Moving on to Michigan, the Wolverines have just one projected draft pick- junior forward Moritz Wagner. Wagner shot well from the field in both games this past weekend, sgoing 10-of-16 against Loyola-Chicago and 6-of-11 against Villanova. The German-native averaged 14.6 points and 7.1 rebounds this year, and is projected to be a late first-round, early-second round pick in the NBA Draft.

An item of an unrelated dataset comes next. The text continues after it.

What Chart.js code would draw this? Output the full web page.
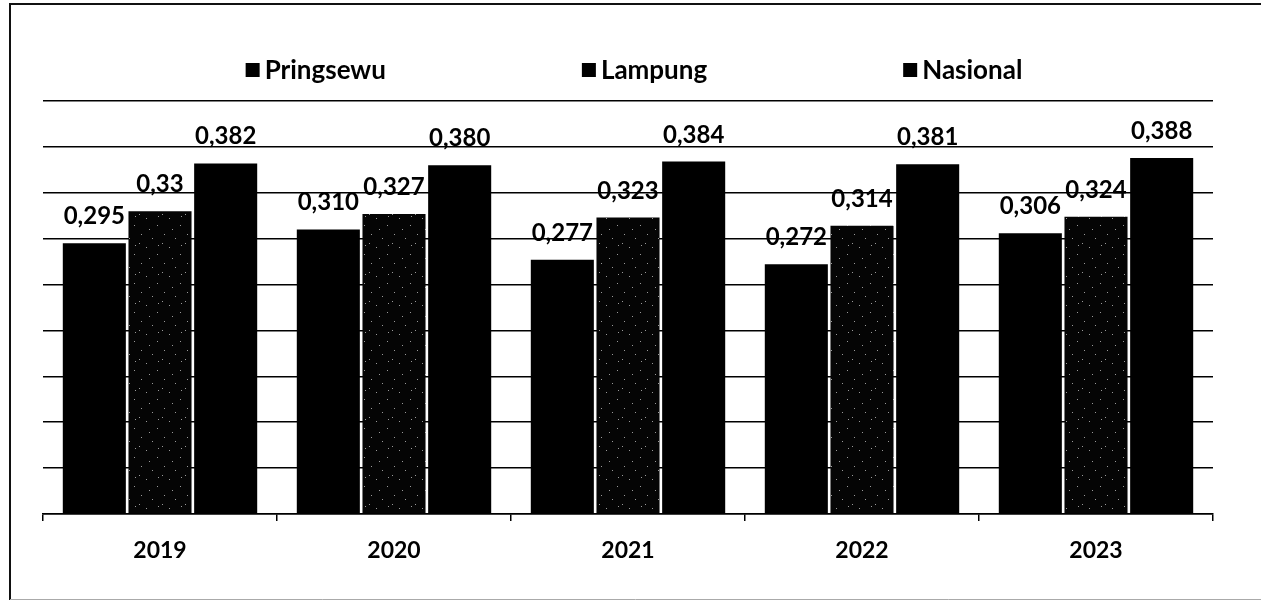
<!DOCTYPE html>
<html>
<head>
<meta charset="utf-8">
<script src="https://cdn.jsdelivr.net/npm/chart.js@4.4.1/dist/chart.umd.min.js"></script>
<style>
  html, body { margin: 0; padding: 0; background: #fff; }
  #wrap { width: 1261px; height: 606px; position: relative; }
</style>
</head>
<body>
<div id="wrap"><canvas id="c" width="1261" height="606"></canvas></div>
<script>
// ---- data ----
const categories = ['2019', '2020', '2021', '2022', '2023'];
const seriesNames = ['Pringsewu', 'Lampung', 'Nasional'];
const pringsewu = [0.295, 0.310, 0.277, 0.272, 0.306];
const lampung   = [0.33, 0.327, 0.323, 0.314, 0.324];
const nasional  = [0.382, 0.380, 0.384, 0.381, 0.388];
const pringsewuLabels = ['0,295', '0,310', '0,277', '0,272', '0,306'];
const lampungLabels   = ['0,33', '0,327', '0,323', '0,314', '0,324'];
const nasionalLabels  = ['0,382', '0,380', '0,384', '0,381', '0,388'];
const yMin = 0, yMax = 0.45, yStep = 0.05;

// speckled near-black pattern for Lampung (fixed dot positions)
function speckle() {
  const p = document.createElement('canvas');
  p.width = 23; p.height = 29;
  const g = p.getContext('2d');
  g.fillStyle = '#050505';
  g.fillRect(0, 0, 23, 29);
  g.fillStyle = '#9a9a9a';
  [[3,2],[14,6],[8,15],[19,22],[1,11],[11,26],[20,13]].forEach(([x, y]) => g.fillRect(x, y, 1, 1));
  return g.createPattern(p, 'repeat');
}
const lampungFill = speckle();

const FONT = 'Lato, "Open Sans", sans-serif';

const framePlugin = {
  id: 'frame',
  beforeDraw(chart) {
    const c = chart.ctx;
    c.save();
    c.fillStyle = '#fff';
    c.fillRect(0, 0, chart.width, chart.height);
    c.restore();
  },
  afterDraw(chart) {
    const c = chart.ctx;
    c.save();
    c.strokeStyle = '#111';
    c.lineWidth = 2;
    c.beginPath();
    c.moveTo(10, 600); c.lineTo(10, 4); c.lineTo(chart.width, 4);
    c.stroke();
    c.strokeStyle = '#aaa';
    c.lineWidth = 1;
    c.beginPath();
    c.moveTo(10, 599.5); c.lineTo(chart.width, 599.5);
    c.stroke();
    c.restore();
  }
};

const valueLabelPlugin = {
  id: 'valueLabels',
  afterDatasetsDraw(chart) {
    const c = chart.ctx;
    c.save();
    c.font = 'bold 24px ' + FONT;
    c.fillStyle = '#000';
    c.textAlign = 'center';
    c.textBaseline = 'alphabetic';
    chart.data.datasets.forEach((ds, i) => {
      const meta = chart.getDatasetMeta(i);
      meta.data.forEach((el, j) => {
        c.fillText(ds.valueLabels[j], el.x, el.y - 19);
      });
    });
    c.restore();
  }
};

const legendPlugin = {
  id: 'customLegend',
  afterDraw(chart) {
    const c = chart.ctx;
    c.save();
    c.font = 'bold 26px ' + FONT;
    c.textBaseline = 'middle';
    c.textAlign = 'left';
    const box = 14, gapText = 5, gapItem = 196, yMid = 70;
    const items = chart.data.datasets.map(ds => ({
      label: ds.label, w: box + gapText + c.measureText(ds.label).width
    }));
    const total = items.reduce((s, it) => s + it.w, 0) + gapItem * (items.length - 1);
    let x = 634 - total / 2;
    items.forEach(it => {
      c.fillStyle = '#000';
      c.fillRect(x, yMid - box / 2, box, box);
      c.fillText(it.label, x + box + gapText, yMid + 1);
      x += it.w + gapItem;
    });
    c.restore();
  }
};

new Chart(document.getElementById('c'), {
  type: 'bar',
  data: {
    labels: categories,
    datasets: [
      { label: seriesNames[0], data: pringsewu, valueLabels: pringsewuLabels, backgroundColor: '#000' },
      { label: seriesNames[1], data: lampung, valueLabels: lampungLabels, backgroundColor: lampungFill },
      { label: seriesNames[2], data: nasional, valueLabels: nasionalLabels, backgroundColor: '#000' }
    ]
  },
  options: {
    responsive: false,
    animation: false,
    devicePixelRatio: 1,
    categoryPercentage: 0.842,
    barPercentage: 0.96,
    layout: { padding: { left: 43, right: 48, top: 101, bottom: 0 } },
    plugins: { legend: { display: false }, tooltip: { enabled: false } },
    scales: {
      x: {
        grid: { display: true, drawOnChartArea: false, drawTicks: true, tickLength: 7, color: '#000', lineWidth: 1.5, offset: true },
        border: { display: true, color: '#000', width: 1.6 },
        ticks: { font: { family: FONT, weight: 'bold', size: 23 }, color: '#000', padding: 16 },
        afterFit(s) { s.height = 92; }
      },
      y: {
        min: yMin, max: yMax,
        ticks: { display: false, stepSize: yStep },
        grid: { color: '#000', lineWidth: 1.6, drawTicks: false },
        border: { display: false },
        afterFit(s) { s.width = 0; }
      }
    }
  },
  plugins: [framePlugin, valueLabelPlugin, legendPlugin]
});
</script>
</body>
</html>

Finally we move on to the national champions, who will likely have two first-round picks in June. Junior guard Mikal Bridges has a very good chance of being a late-lottery pick, as he averaged 17.7 points and 5.3 rebounds this year. The 6-foot-6 guard put up 10 points against Kansas before scoring 19 in the title game, finishing his college career on a strong note. Likely joining Bridges in the draft is junior guard Jalen Brunson, who is coming off a very solid season himself. Brunson averaged 18.9 points, 4.6 assists, and 3.1 rebounds for the Wildcats, shooting an impressive 52.1 percent from the field and 40.8 percent from the three-point line. The junior point guard averaged 13.5 points, 4.0 assists, 2.0 rebounds, and 1.5 steals during Villanova’s two Final Four games. The wildcard of the Nova squad is sophomore guard Donte DiVencenzo, who’s performance in the Final Four could propel him to the beginning of the second round (if he decides to forgo his final two seasons at Villanova). DiVencenzo averaged 13.4 points, 4.8 rebounds, and 3.5 assists off the bench for the Wildcats this season.